Lazarus Naturals News
It's Harvest Season at Lazarus Naturals

October is a special time of year for us at Lazarus Naturals. When the warm, dry days slowly give way to crisp cool nights and those dewey, foggy mornings, our farm team begins to get excited. The change in leaves as our hemp fields reach upwards of eight feet indicate that those thousands of hours of work are near culmination. It’s harvest time.

"Every season is good; when we’re planting and when we’re preparing the ground," said equipment operator, Jesus Terrazas. "The most fun though is the harvest, for me. Somehow I feel like I’m with the right people."

It was a mild summer on the farm this summer. A wet spring that extended into June led to warm but not blistering heat, that peaked at the end of July with daily temperatures of 110°F, and average temperatures around 86°F. Now, with the plants reaching their maximum height and flower production, we wait for — best case scenario — a frost, that will freeze the plants, preventing further growth and locking in the trichomes and terpenes chock full of the cannabinoids we’ll extract this fall.
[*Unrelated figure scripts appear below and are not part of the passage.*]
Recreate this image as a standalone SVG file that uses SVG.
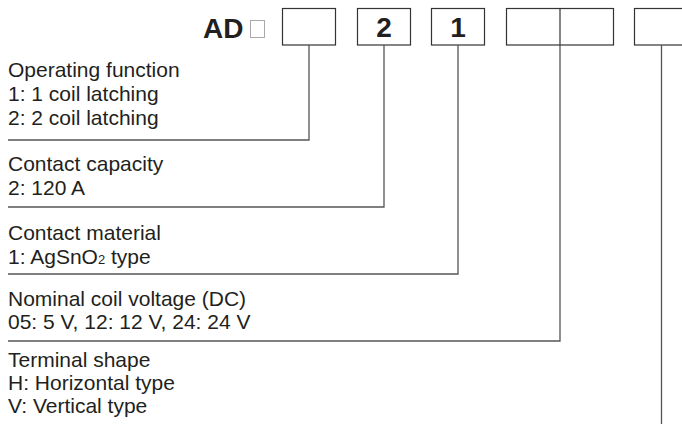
<svg xmlns="http://www.w3.org/2000/svg" width="682" height="430" viewBox="0 0 682 430">
<style>
.t{font-family:"Liberation Sans",Arial,sans-serif;font-size:21px;fill:#231f20}
.b{font-family:"Liberation Sans",Arial,sans-serif;font-weight:bold;font-size:28px;fill:#231f20}
.box{fill:#fff;stroke:#333;stroke-width:1.2}
.ln{fill:none;stroke:#555;stroke-width:1.3}
</style>
<rect width="682" height="430" fill="#fff"/>
<g id="code">
<text class="b" x="203" y="38">AD</text>
<rect x="250.5" y="20.5" width="14" height="17" fill="none" stroke="#aaa" stroke-width="1"/>
</g>
<g id="box1"><rect class="box" x="282.5" y="8.5" width="53" height="36.5"/></g>
<g id="box2"><rect class="box" x="357.5" y="8.5" width="53" height="36.5"/><text class="b" x="384" y="37" text-anchor="middle">2</text></g>
<g id="box3"><rect class="box" x="431.5" y="8.5" width="53" height="36.5"/><text class="b" x="458" y="37" text-anchor="middle">1</text></g>
<g id="box4"><rect class="box" x="506.5" y="8.5" width="107" height="36.5"/><line x1="560" y1="8.5" x2="560" y2="45" stroke="#333" stroke-width="1.2"/></g>
<g id="box5"><rect class="box" x="634.5" y="8.5" width="60" height="36.5"/></g>
<g id="connectors">
<polyline class="ln" points="8,140 309,140 309,45"/>
<polyline class="ln" points="8,207 384,207 384,45"/>
<polyline class="ln" points="8,274 458,274 458,45"/>
<polyline class="ln" points="8,341 560,341 560,45"/>
<line class="ln" x1="661.5" y1="45" x2="661.5" y2="424"/>
</g>
<g id="label1">
<text class="t" x="8" y="77">Operating function</text>
<text class="t" x="8" y="101">1: 1 coil latching</text>
<text class="t" x="8" y="125">2: 2 coil latching</text>
</g>
<g id="label2">
<text class="t" x="8" y="171">Contact capacity</text>
<text class="t" x="8" y="195">2: 120 A</text>
</g>
<g id="label3">
<text class="t" x="8" y="240">Contact material</text>
<text class="t" x="8" y="264">1: AgSnO<tspan font-size="13">2</tspan> type</text>
</g>
<g id="label4">
<text class="t" x="8" y="306">Nominal coil voltage (DC)</text>
<text class="t" x="8" y="329">05: 5 V, 12: 12 V, 24: 24 V</text>
</g>
<g id="label5">
<text class="t" x="8" y="367">Terminal shape</text>
<text class="t" x="8" y="390">H: Horizontal type</text>
<text class="t" x="8" y="413">V: Vertical type</text>
</g>
</svg>
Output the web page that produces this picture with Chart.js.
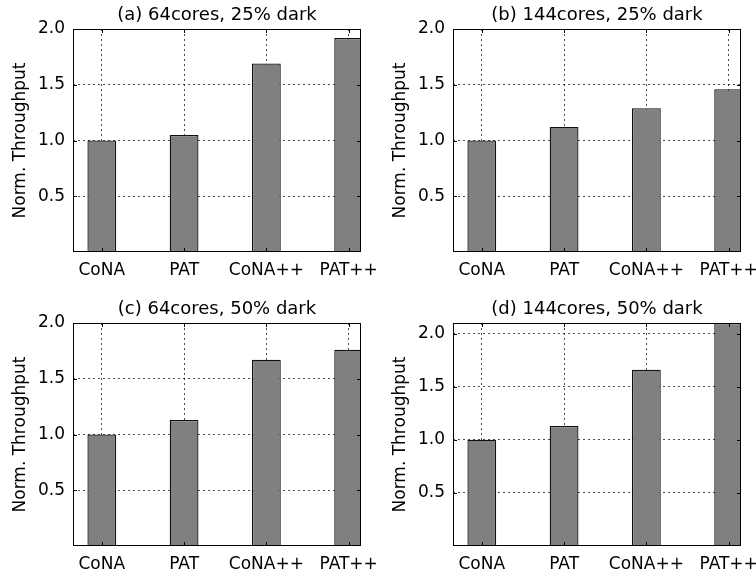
<!DOCTYPE html>
<html lang="en">
<head>
<meta charset="UTF-8">
<title>Norm. Throughput</title>
<script src="https://cdn.jsdelivr.net/npm/chart.js"></script>
<style>
  body { margin: 0; background: #fff; }
  #wrap { position: relative; width: 756px; height: 577px; overflow: hidden; }
  canvas { position: absolute; }
</style>
</head>
<body>
<div id="wrap">
  <canvas id="chartA" width="380" height="283" style="left:0;top:0"></canvas>
  <canvas id="chartB" width="376" height="283" style="left:380px;top:0"></canvas>
  <canvas id="chartC" width="380" height="283" style="left:0;top:294px"></canvas>
  <canvas id="chartD" width="376" height="283" style="left:380px;top:294px"></canvas>
</div>
<script>
const categories = ['CoNA', 'PAT', 'CoNA++', 'PAT++'];
const panelTitles = ['(a) 64cores, 25% dark', '(b) 144cores, 25% dark', '(c) 64cores, 50% dark', '(d) 144cores, 50% dark'];
const throughputA = [1.0, 1.05, 1.69, 1.92];
const throughputB = [1.0, 1.12, 1.29, 1.46];
const throughputC = [1.0, 1.13, 1.67, 1.76];
const throughputD = [1.0, 1.13, 1.66, 2.1];
const yTickValues = [0.5, 1.0, 1.5, 2.0];
const yMaxes = [2.0, 2.0, 2.0, 2.1];

Chart.defaults.font.family = "'DejaVu Sans', sans-serif";
Chart.defaults.font.size = 17;
Chart.defaults.color = '#000';

// matplotlib-ish box around the axes plus inward tick marks
const framePlugin = {
  id: 'frame',
  afterDraw(chart) {
    const {ctx, chartArea: a, scales: {x, y}} = chart;
    ctx.save();
    ctx.strokeStyle = '#000';
    ctx.lineWidth = 1;
    ctx.strokeRect(a.left + 0.5, a.top + 0.5, a.right - a.left - 1, a.bottom - a.top - 1);
    ctx.beginPath();
    x.ticks.forEach(t => {
      const px = Math.round(x.getPixelForValue(t.value)) + 0.5;
      ctx.moveTo(px, a.bottom); ctx.lineTo(px, a.bottom - 4);
      ctx.moveTo(px, a.top); ctx.lineTo(px, a.top + 4);
    });
    y.ticks.forEach(t => {
      const py = Math.round(y.getPixelForValue(t.value)) + 0.5;
      ctx.moveTo(a.left, py); ctx.lineTo(a.left + 4, py);
      ctx.moveTo(a.right, py); ctx.lineTo(a.right - 4, py);
    });
    ctx.stroke();
    ctx.restore();
  }
};

const gridStyle = { color: 'rgba(0,0,0,0.7)', lineWidth: 1, drawTicks: false, offset: false };
const borderStyle = { display: false, dash: [2, 3] };

function makePanel(id, title, values, yMax, rightPad) {
  return new Chart(document.getElementById(id), {
    type: 'bar',
    data: {
      datasets: [{
        data: values.map((v, i) => ({ x: i, y: v })),
        backgroundColor: '#808080',
        borderColor: '#111',
        borderWidth: 1.3,
        barPercentage: 0.35,
        categoryPercentage: 1
      }]
    },
    options: {
      responsive: false,
      animation: false,
      layout: { padding: { left: 0, right: rightPad, top: 0, bottom: 0 } },
      plugins: {
        legend: { display: false },
        tooltip: { enabled: false },
        title: {
          display: true,
          text: title,
          fullSize: false,
          padding: { top: 4.2, bottom: 3.2 },
          font: { size: 18, weight: 'normal' },
          color: '#000'
        }
      },
      scales: {
        x: {
          type: 'linear',
          min: -0.35,
          max: 3.15,
          offset: false,
          z: 1,
          afterBuildTicks: s => { s.ticks = categories.map((c, i) => ({ value: i })); },
          afterFit: s => { s.height = 31; s.paddingLeft = 0; s.paddingRight = 0; },
          ticks: { callback: v => categories[v] ?? '', padding: 8, autoSkip: false, maxRotation: 0 },
          grid: gridStyle,
          border: borderStyle
        },
        y: {
          min: 0,
          max: yMax,
          z: 1,
          afterBuildTicks: s => { s.ticks = yTickValues.map(v => ({ value: v })); },
          afterFit: s => { s.width = 73; s.paddingTop = 0; s.paddingBottom = 0; },
          ticks: { callback: v => v.toFixed(1), padding: 8 },
          grid: gridStyle,
          border: borderStyle,
          title: {
            display: true,
            text: 'Norm. Throughput',
            font: { size: 17 },
            padding: { top: 10, bottom: 0 }
          }
        }
      }
    },
    plugins: [framePlugin]
  });
}

makePanel('chartA', panelTitles[0], throughputA, yMaxes[0], 19);
makePanel('chartB', panelTitles[1], throughputB, yMaxes[1], 15);
makePanel('chartC', panelTitles[2], throughputC, yMaxes[2], 19);
makePanel('chartD', panelTitles[3], throughputD, yMaxes[3], 15);
</script>
</body>
</html>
Some years, the early fall frost doesn’t happen, and the team has to first cut down the hemp plants and then scoop them up into the combine with as minimal movement as possible. Too much shifting of plants leads to the loss of some trichomes, and with it - the cannabinoids that make our hemp some of the most potent in the industry.

It's that attention to detail that makes our skilled team at the farm such a crucial part of the products we sell. As September ends they keenly eye the forecasts.

"It’s kind of the fruits of your labor," said Chris Sullivan, Field Plant Lead at Lazarus Naturals. "It’s an exciting time, it’s a nerve-racking time because you do all that work throughout the season and then if we get two weeks of rain or we get some snow on there it can really drastically reduce our overall yield and damage the crops quite a bit. So we’re always looking at the weather so that keeps your interest and it’s just overall an exciting time. You’ve got to kind of be ready to flex and be prepared to do the things that need to get done as they’re happening because you might see rain coming two days from now so you just got to put the pedal to the metal and run a few long days because that rain might not allow you to harvest again for another week or two."

We're grateful for the experienced crew that puts so much time, energy, and love into the farm each year. It's evident from the hundreds of acres sprawling the eastern slopes of the Cascades that it is indeed paying off.